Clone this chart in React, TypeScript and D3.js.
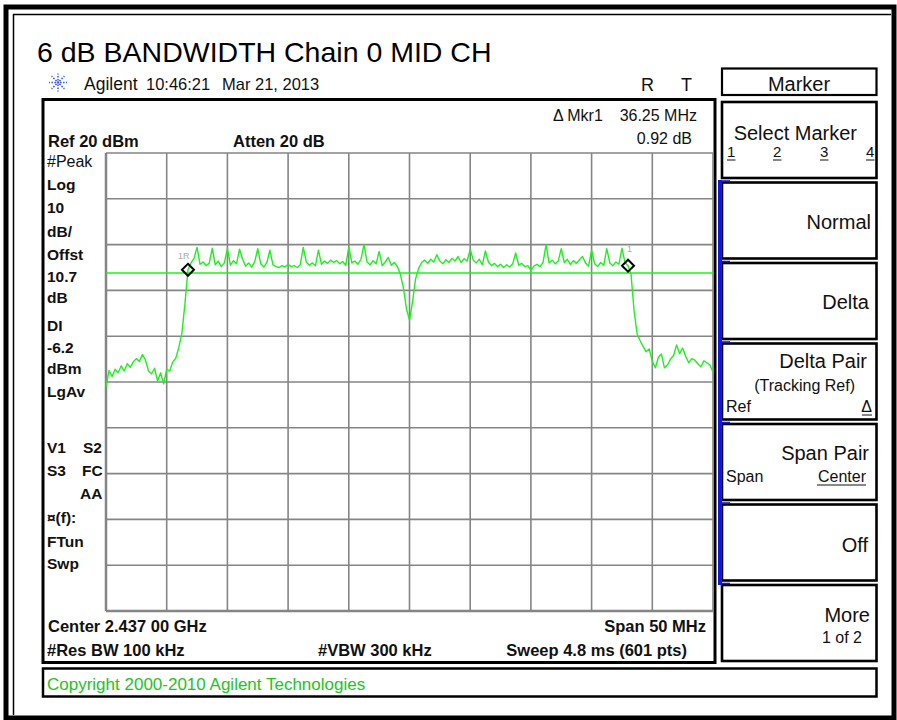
import React from 'react';
import * as d3 from 'd3';

// sweep settings
const centerMHz = 2437;
const spanMHz = 50;
const refLevel = 20;
const dbPerDiv = 10;
const displayLine = -6.2;

// trace levels (dBm), one value every 0.25 MHz from 2412 to 2462 MHz
const traceLevels = [
  -31.0, -27.5, -28.8, -27.2, -28.0, -26.5, -27.6, -26.0, -26.8, -25.6,
  -24.9, -25.5, -24.0, -25.2, -27.6, -28.2, -27.0, -29.8, -28.0, -30.4,
  -27.2, -27.6, -25.6, -24.8, -22.4, -19.4, -13.0, -5.5, -4.0, -3.0,
  -0.6, -4.3, -3.8, -4.6, -4.1, -0.8, -4.4, -3.6, -4.8, -4.0,
  -0.9, -4.5, -3.5, -4.2, -1.0, -3.2, -4.7, -4.0, -4.9, -3.7,
  -0.9, -4.2, -4.9, -3.9, -1.2, -4.4, -4.8, -5.0, -4.6, -4.9,
  -4.3, -4.8, -4.6, -5.0, -4.4, -0.6, -3.8, -4.5, -4.0, -4.6,
  -1.2, -4.3, -3.6, -4.1, -3.4, -3.9, -3.5, -4.2, -3.7, -4.5,
  -0.5, -4.0, -3.6, -4.3, -3.2, 0.0, -3.8, -4.4, -3.5, -4.2,
  -1.5, -4.6, -3.8, -2.8, -4.5, -3.9, -4.8, -6.5, -9.5, -14.0,
  -16.5, -12.5, -7.5, -5.2, -3.9, -3.4, -4.1, -3.2, -3.8, -2.2,
  -3.6, -4.2, -3.3, -3.9, -3.0, -3.6, -2.6, -3.9, -3.1, -3.6,
  -1.0, -3.4, -4.0, -3.2, -4.4, -1.4, -3.8, -4.6, -4.1, -4.8,
  -4.3, -5.0, -4.4, -4.9, -4.2, -1.8, -4.5, -4.1, -4.8, -4.6,
  -5.6, -4.7, -4.3, -4.8, -3.9, 0.0, -4.0, -3.4, -4.2, -3.6,
  -0.9, -3.9, -3.2, -4.3, -3.5, -4.1, -3.3, -2.6, -4.0, -4.7,
  -1.2, -4.2, -4.8, -3.9, -4.5, -0.9, -4.0, -4.6, -3.8, -4.3,
  -0.8, -3.9, -4.6, -6.5, -14.5, -19.5, -21.0, -22.3, -23.4, -22.8,
  -25.5, -26.9, -24.6, -23.9, -26.9, -26.3, -25.0, -24.2, -21.9, -23.8,
  -22.6, -24.4, -25.8, -24.9, -25.2, -26.0, -26.7, -25.4, -25.8, -26.3,
  -27.8,
];

// marker 1R and delta marker 1 (trace point indices)
const markerRefIndex = 27;
const markerDeltaIndex = 172;

const leftLabels = [
  { text: '#Peak', y: 167, bold: false },
  { text: 'Log', y: 190, bold: true },
  { text: '10', y: 213, bold: true },
  { text: 'dB/', y: 237, bold: true },
  { text: 'Offst', y: 260, bold: true },
  { text: '10.7', y: 282, bold: true },
  { text: 'dB', y: 303, bold: true },
  { text: 'DI', y: 331, bold: true },
  { text: '-6.2', y: 353, bold: true },
  { text: 'dBm', y: 374, bold: true },
  { text: 'LgAv', y: 397, bold: true },
  { text: '¤(f):', y: 523, bold: true },
  { text: 'FTun', y: 547, bold: true },
  { text: 'Swp', y: 569, bold: true },
];

const softkeyTop = [102, 182.5, 263, 343.5, 424, 504.5, 585];

const FONT = '"Liberation Sans", Arial, Helvetica, sans-serif';
const GREEN = '#1ef01e';
const BLUE = '#1414e6';

const App: React.FC = () => {
  const grid = { left: 106, top: 153, width: 607, height: 458 };

  const fStart = centerMHz - spanMHz / 2;
  const fStop = centerMHz + spanMHz / 2;
  const step = spanMHz / (traceLevels.length - 1);

  const x = d3.scaleLinear().domain([fStart, fStop]).range([grid.left, grid.left + grid.width]);
  const y = d3.scaleLinear()
    .domain([refLevel, refLevel - 10 * dbPerDiv])
    .range([grid.top, grid.top + grid.height]);

  const points = traceLevels.map((v, i) => ({ f: fStart + i * step, v }));
  const line = d3.line<{ f: number; v: number }>()
    .x(d => x(d.f))
    .y(d => y(d.v));

  const xDivs = d3.range(0, 11).map(i => fStart + (i * spanMHz) / 10);
  const yDivs = d3.range(0, 11).map(i => refLevel - i * dbPerDiv);

  const mRef = points[markerRefIndex];
  const mDel = points[markerDeltaIndex];

  const diamond = (cx: number, cy: number) =>
    `M${cx},${cy - 6} L${cx + 6},${cy} L${cx},${cy + 6} L${cx - 6},${cy} Z`;

  const boldTxt = { fontFamily: FONT, fontWeight: 700, fontSize: 16.5, fill: '#111' } as const;
  const regTxt = { fontFamily: FONT, fontSize: 16.5, fill: '#111' } as const;
  const keyTxt = { fontFamily: FONT, fontSize: 20, fill: '#111' } as const;
  const keySmall = { fontFamily: FONT, fontSize: 16, fill: '#111' } as const;

  // Agilent spark logo
  const sparkRays = d3.range(0, 8).map(i => (i * Math.PI) / 4);
  const numX = [727, 773, 820, 866];

  return (
    <svg width={897} height={720} style={{ position: 'absolute', left: 0, top: 0, background: '#fff' }}>
      {/* outer frame */}
      <rect x={0} y={0} width={897} height={720} fill="#fff" />
      <rect x={6} y={7} width={888} height={711} fill="none" stroke="#000" strokeWidth={5} />
      <line x1={13.5} y1={14} x2={13.5} y2={715} stroke="#000" strokeWidth={1.5} />
      <line x1={13} y1={14.5} x2={891} y2={14.5} stroke="#000" strokeWidth={1.5} />

      {/* title */}
      <text x={37} y={62} style={{ fontFamily: FONT, fontSize: 28.5, fill: '#000' }}>
        6 dB BANDWIDTH Chain 0 MID CH
      </text>

      {/* header line */}
      <g>
        {sparkRays.map((a, i) => (
          <line key={i}
            x1={58 + Math.cos(a) * 2} y1={82.5 + Math.sin(a) * 2}
            x2={58 + Math.cos(a) * 9} y2={82.5 + Math.sin(a) * 9}
            stroke="#3a5cf0" strokeWidth={1.6} strokeDasharray="1.6,1.4" />
        ))}
        <circle cx={58} cy={82.5} r={1.3} fill="#3a5cf0" />
      </g>
      <text x={84} y={90} style={{ fontFamily: FONT, fontSize: 17.5, fill: '#111' }}>Agilent</text>
      <text x={146} y={90} style={{ fontFamily: FONT, fontSize: 16.5, fill: '#111' }}>10:46:21</text>
      <text x={222} y={90} style={{ fontFamily: FONT, fontSize: 16.5, fill: '#111' }}>Mar 21, 2013</text>
      <text x={641} y={91} style={{ fontFamily: FONT, fontSize: 18, fill: '#111' }}>R</text>
      <text x={681} y={91} style={{ fontFamily: FONT, fontSize: 18, fill: '#111' }}>T</text>

      {/* plot box */}
      <rect x={43} y={99.5} width={672} height={563} fill="#fff" stroke="#000" strokeWidth={3} />

      <text x={48} y={147} style={boldTxt}>Ref 20 dBm</text>
      <text x={233} y={147} style={boldTxt}>Atten 20 dB</text>
      <text x={553} y={121} style={{ ...regTxt, fontSize: 16 }}>Δ Mkr1</text>
      <text x={697} y={121} textAnchor="end" style={{ ...regTxt, fontSize: 16 }}>36.25 MHz</text>
      <text x={692} y={144} textAnchor="end" style={{ ...regTxt, fontSize: 16 }}>0.92 dB</text>

      {leftLabels.map(l => (
        <text key={l.text} x={47} y={l.y}
          style={l.bold ? { ...boldTxt, fontSize: 15.5 } : { ...regTxt, fontSize: 16 }}>
          {l.text}
        </text>
      ))}
      <text x={47} y={453} style={{ ...boldTxt, fontSize: 15.5 }}>V1</text>
      <text x={83} y={453} style={{ ...boldTxt, fontSize: 15.5 }}>S2</text>
      <text x={47} y={476} style={{ ...boldTxt, fontSize: 15.5 }}>S3</text>
      <text x={82} y={476} style={{ ...boldTxt, fontSize: 15.5 }}>FC</text>
      <text x={80} y={499} style={{ ...boldTxt, fontSize: 15.5 }}>AA</text>

      {/* graticule */}
      <g>
        {xDivs.map((f, i) => (
          <line key={'v' + i} x1={x(f)} x2={x(f)} y1={grid.top} y2={grid.top + grid.height}
            stroke="#858585" strokeWidth={i === 0 ? 2.5 : 1.6} />
        ))}
        {yDivs.map((v, i) => (
          <line key={'h' + i} x1={grid.left} x2={grid.left + grid.width} y1={y(v)} y2={y(v)}
            stroke="#858585" strokeWidth={i === 10 ? 2.5 : 1.6} />
        ))}
      </g>

      {/* display line */}
      <line x1={grid.left} x2={grid.left + grid.width} y1={y(displayLine)} y2={y(displayLine)}
        stroke={GREEN} strokeWidth={1.5} />

      {/* trace */}
      <path d={line(points) ?? ''} fill="none" stroke={GREEN} strokeWidth={1.4} strokeLinejoin="round" />

      {/* markers */}
      <path d={diamond(x(mRef.f), y(mRef.v))} fill="none" stroke="#000" strokeWidth={2} />
      <path d={diamond(x(mDel.f), y(mDel.v))} fill="none" stroke="#000" strokeWidth={2} />
      <text x={x(mRef.f) - 10} y={y(mRef.v) - 11} style={{ fontFamily: FONT, fontSize: 9, fill: '#aaa' }}>1R</text>
      <text x={x(mDel.f) - 1} y={y(mDel.v) - 14} style={{ fontFamily: FONT, fontSize: 9, fill: '#aaa' }}>1</text>

      {/* bottom annotations */}
      <text x={48} y={632} style={boldTxt}>Center 2.437 00 GHz</text>
      <text x={706} y={632} textAnchor="end" style={boldTxt}>Span 50 MHz</text>
      <text x={47} y={656} style={boldTxt}>#Res BW 100 kHz</text>
      <text x={318} y={656} style={boldTxt}>#VBW 300 kHz</text>
      <text x={687} y={656} textAnchor="end" style={boldTxt}>Sweep 4.8 ms (601 pts)</text>

      {/* copyright bar */}
      <rect x={43} y={668.5} width={833.5} height={28} fill="#fff" stroke="#000" strokeWidth={2.5} />
      <text x={47} y={690} style={{ fontFamily: FONT, fontSize: 17, fill: '#22c322' }}>
        Copyright 2000-2010 Agilent Technologies
      </text>

      {/* softkey menu */}
      <rect x={722} y={68.5} width={154.5} height={26.5} fill="#fff" stroke="#000" strokeWidth={2.2} />
      <text x={799} y={91} textAnchor="middle" style={keyTxt}>Marker</text>

      {softkeyTop.map((t, i) => (
        <rect key={'k' + i} x={722} y={t} width={154.5} height={76} fill="#fff" stroke="#000" strokeWidth={2.6} />
      ))}
      {/* blue active bar */}
      <rect x={718} y={180} width={4} height={405} fill={BLUE} />
      {softkeyTop.slice(1).map((t, i) => (
        <line key={'b' + i} x1={718} x2={730} y1={t - 1.5} y2={t - 1.5} stroke={BLUE} strokeWidth={1.6} />
      ))}

      <text x={857} y={140} textAnchor="end" style={keyTxt}>Select Marker</text>
      {['1', '2', '3', '4'].map((n, i) => (
        <g key={'n' + n}>
          <text x={numX[i]} y={157} style={{ ...keySmall, fontSize: 15 }}>{n}</text>
          <line x1={numX[i]} x2={numX[i] + 8.5} y1={160} y2={160} stroke="#111" strokeWidth={1} />
        </g>
      ))}
      <text x={871} y={229} textAnchor="end" style={keyTxt}>Normal</text>
      <text x={869} y={309} textAnchor="end" style={keyTxt}>Delta</text>
      <text x={867} y={368} textAnchor="end" style={keyTxt}>Delta Pair</text>
      <text x={855} y={391} textAnchor="end" style={keySmall}>(Tracking Ref)</text>
      <text x={726} y={412} style={keySmall}>Ref</text>
      <text x={872} y={412} textAnchor="end" style={keySmall}>Δ</text>
      <line x1={862} x2={872} y1={415} y2={415} stroke="#111" strokeWidth={1} />
      <text x={869} y={460} textAnchor="end" style={keyTxt}>Span Pair</text>
      <text x={726} y={482} style={keySmall}>Span</text>
      <text x={866} y={482} textAnchor="end" style={keySmall}>Center</text>
      <line x1={817} x2={866} y1={485} y2={485} stroke="#111" strokeWidth={1} />
      <text x={868} y={552} textAnchor="end" style={keyTxt}>Off</text>
      <text x={870} y={622} textAnchor="end" style={keyTxt}>More</text>
      <text x={862} y={643} textAnchor="end" style={keySmall}>1 of 2</text>
    </svg>
  );
};

export default App;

*Directions for this task*:
Everything from the top line of the data down to and including the line with "const displayLine = -6.2;" is to be copied, except the pictures.

*Exercise solution*:
Clone this chart in React, TypeScript and D3.js.
import React from 'react';
import * as d3 from 'd3';

// sweep settings
const centerMHz = 2437;
const spanMHz = 50;
const refLevel = 20;
const dbPerDiv = 10;
const displayLine = -6.2;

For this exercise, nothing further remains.